Let us not forget that the above was written in 1957, a period in which the oppressions of the Soviet Union are painfully evident, evidenced by the brutal repression of the Hungarian uprising in 1956. At the time Stride toward Freedom was written, domestic attitudes toward communism could not have been more hostile. Toward the end of Dr. Martin Luther King’s life, the counterculture revolution of the sixties and the leftist tinted civil rights movement made favorable considerations of communism generally more palatable.

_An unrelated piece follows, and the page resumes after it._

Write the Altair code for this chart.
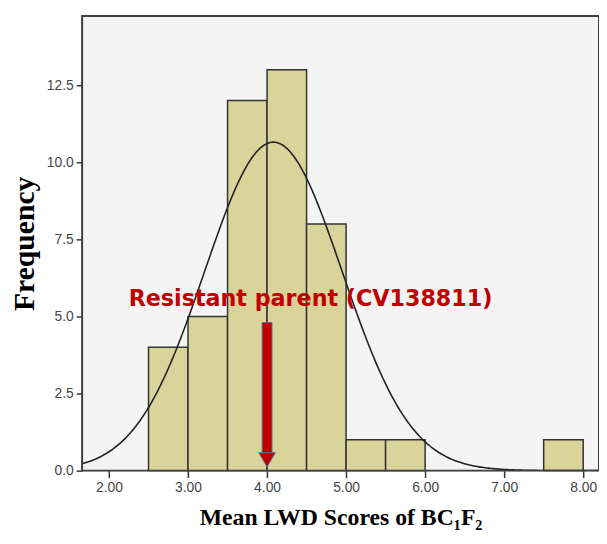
import altair as alt
import pandas as pd

# Histogram bins (Mean LWD score) and frequencies
bin_start = [2.5, 3.0, 3.5, 4.0, 4.5, 5.0, 5.5, 7.5]
bin_end = [3.0, 3.5, 4.0, 4.5, 5.0, 5.5, 6.0, 8.0]
counts = [4, 5, 12, 13, 8, 1, 1, 1]

# Fitted normal curve parameters
curve_mean = 4.08
curve_sd = 0.87
curve_peak = 10.65

# Annotation
parent_score = [4.0]
arrow_top = [4.8]
label_text = ["Resistant parent (CV138811)"]
label_x = [4.55]
label_y = [5.55]

x_ticks = [2, 3, 4, 5, 6, 7, 8]
y_ticks = [0, 2.5, 5, 7.5, 10, 12.5]

XDOM = [1.66, 8.2]
YDOM = [0, 14.74]

bars_df = pd.DataFrame({"start": bin_start, "end": bin_end, "count": counts})

xscale = alt.Scale(domain=XDOM, nice=False, zero=False, padding=0)
yscale = alt.Scale(domain=YDOM, nice=False, padding=0)

xaxis = alt.Axis(
    values=x_ticks, format=".2f", title="Mean LWD Scores of BC₁F₂",
    titleFont="Liberation Serif", titleFontSize=24, titleFontWeight="bold",
    titleColor="black", titlePadding=12, labelFont="Liberation Sans",
    labelFontSize=14, labelColor="#444", labelPadding=3, tickSize=7,
    tickColor="#333", tickWidth=1.5, domain=False, grid=False,
)
yaxis = alt.Axis(
    values=y_ticks, format=".1f", title="Frequency",
    titleFont="Liberation Serif", titleFontSize=30, titleFontWeight="bold",
    titleColor="black", titlePadding=7, labelFont="Liberation Sans",
    labelFontSize=14, labelColor="#444", labelPadding=3, tickSize=6,
    tickColor="#333", tickWidth=1.5, domain=False, grid=False,
)

one_row = pd.DataFrame({"a": [0]})

background = alt.Chart(one_row).mark_rect(
    fill="#f4f4f4", stroke=None
).encode(
    x=alt.datum(XDOM[0], scale=xscale, axis=xaxis),
    x2=alt.datum(XDOM[1]),
    y=alt.datum(YDOM[0], scale=yscale, axis=yaxis),
    y2=alt.datum(YDOM[1]),
)

bars = alt.Chart(bars_df).mark_bar(
    fill="#d9d49a", stroke="#333333", strokeWidth=1.5, opacity=1
).encode(
    x=alt.X("start:Q", scale=xscale, axis=xaxis),
    x2="end:Q",
    y=alt.Y("count:Q", scale=yscale, axis=yaxis),
    y2=alt.datum(0),
)

curve = alt.Chart(alt.sequence(XDOM[0], XDOM[1] + 0.001, 0.02, as_="x")).transform_calculate(
    y=f"{curve_peak}*exp(-pow(datum.x-{curve_mean},2)/(2*{curve_sd}*{curve_sd}))"
).mark_line(color="#222222", strokeWidth=1.6, clip=True).encode(
    x=alt.X("x:Q", scale=xscale),
    y=alt.Y("y:Q", scale=yscale),
)

arrow_df = pd.DataFrame({"x": parent_score, "top": arrow_top, "bot": [0.55], "head": [0.35]})

shaft = alt.Chart(arrow_df).mark_bar(
    color="#c00000", stroke="#5b6e9e", strokeWidth=1, width=10
).encode(
    x=alt.X("x:Q", scale=xscale),
    y=alt.Y("top:Q", scale=yscale),
    y2="bot:Q",
)

head = alt.Chart(arrow_df).mark_point(
    shape="triangle-down", filled=True, color="#c00000", stroke="#5b6e9e",
    strokeWidth=1, size=280, opacity=1
).encode(
    x=alt.X("x:Q", scale=xscale),
    y=alt.Y("head:Q", scale=yscale),
)

label_df = pd.DataFrame({"x": label_x, "y": label_y, "t": label_text})
label = alt.Chart(label_df).mark_text(
    font="DejaVu Sans", fontSize=22.5, fontWeight="bold", color="#c00000",
    align="center", baseline="middle"
).encode(
    x=alt.X("x:Q", scale=xscale),
    y=alt.Y("y:Q", scale=yscale),
    text="t:N",
)

frame = alt.Chart(one_row).mark_rect(
    fill=None, filled=False, stroke="#3f3f3f", strokeWidth=2
).encode(
    x=alt.datum(XDOM[0], scale=xscale),
    x2=alt.datum(XDOM[1]),
    y=alt.datum(YDOM[0], scale=yscale),
    y2=alt.datum(YDOM[1]),
)

chart = alt.layer(background, bars, curve, shaft, head, label, frame).properties(
    width=523, height=460,
    autosize=alt.AutoSizeParams(type="none"),
    padding={"left": 75, "top": 5, "right": 0, "bottom": 60},
).configure_view(
    fill="#f4f4f4", stroke="#3a3a3a", strokeWidth=2
).configure(background="white")

chart.save("out.html", embed_options={"renderer": "svg", "actions": False})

While Martin Luther King Day should be one of reflection and appreciation for what has been accomplished, and a reckoning of what still needs to be done, it should also be a day of understanding, in terms clear of emotionally driven rhetoric, where the civil rights movement went wrong. A major key to this understanding, I would contend, is the destructive effects that communist ideas and outright infiltration has had on the African-American community. Communists tried to use African-Americans as cannon fodder by stoking hatred and racial division. A predominantly white left-wing establishment promoted Black communists in order to preserve an informal system of oppression.

The fact is that he WAS a socialist and that goes to the heart of what went wrong with the civil rights establishment after the legal battles against codified discrimination were won.

I am a black man who has been getting calluses on my dome from butting heads with those in my community who refuse to relinquish big government statist solutions for the problems plaguing the black community in favor of free market solutions that are far more appropriate today. These forces frequently cite Dr. King and use his exhortations to government to lead the way. They specifically cite his socialist outlook as justification for their continuance. The two parent black family was destroyed by LBJ’s welfare state. That was the worst cultural calamity to EVER befall the black community in the US, and the most destructive force in its cultural life notwithstanding the imposition of Jim Crow law via the Supreme Court’s Plessy v Fergueson decision. MLK was a leading proponent for expanding the welfare state, whose baleful effects were just beginning to be seen in the black community.

MLK was a man of enormous charisma and courage and certainly a pivotal figure in the civil rights movement. There is much about him that I admire. An assessment of his life could creditably yield the adjective of great. Despite that, he does not deserve to be the ONLY American with his own holiday named after him. That honor should be reserved for only one person in American history, the greatest of all Americans, George Washington. More so than any other SINGLE figure in our history, he was the “indispensable man.” Without his courage, acumen, honor, and integrity, the US would simply not exist, and if it did, it probably would have been as a monarchy and certainly not as a constitutional republic.

MLK’s birthday was a sop to PC and a reflection of the DemocRAT Congress that voted it. The depth of MLK’s association with the most anti-freedom ideology (Communism) of our time will prove to very embarrassing when it is fully revealed. Additionally, MLK’s legacy to the modern day civil rights movement is a socialist bequeathment, which of looking to big government solutions for many of the behavioral problems in today’s black community. MLK continues to cast a long shadow over most of the modern day civil rights establishment and black politicians who largely reject free market, educationally based solutions to the unique problems plaguing the black community.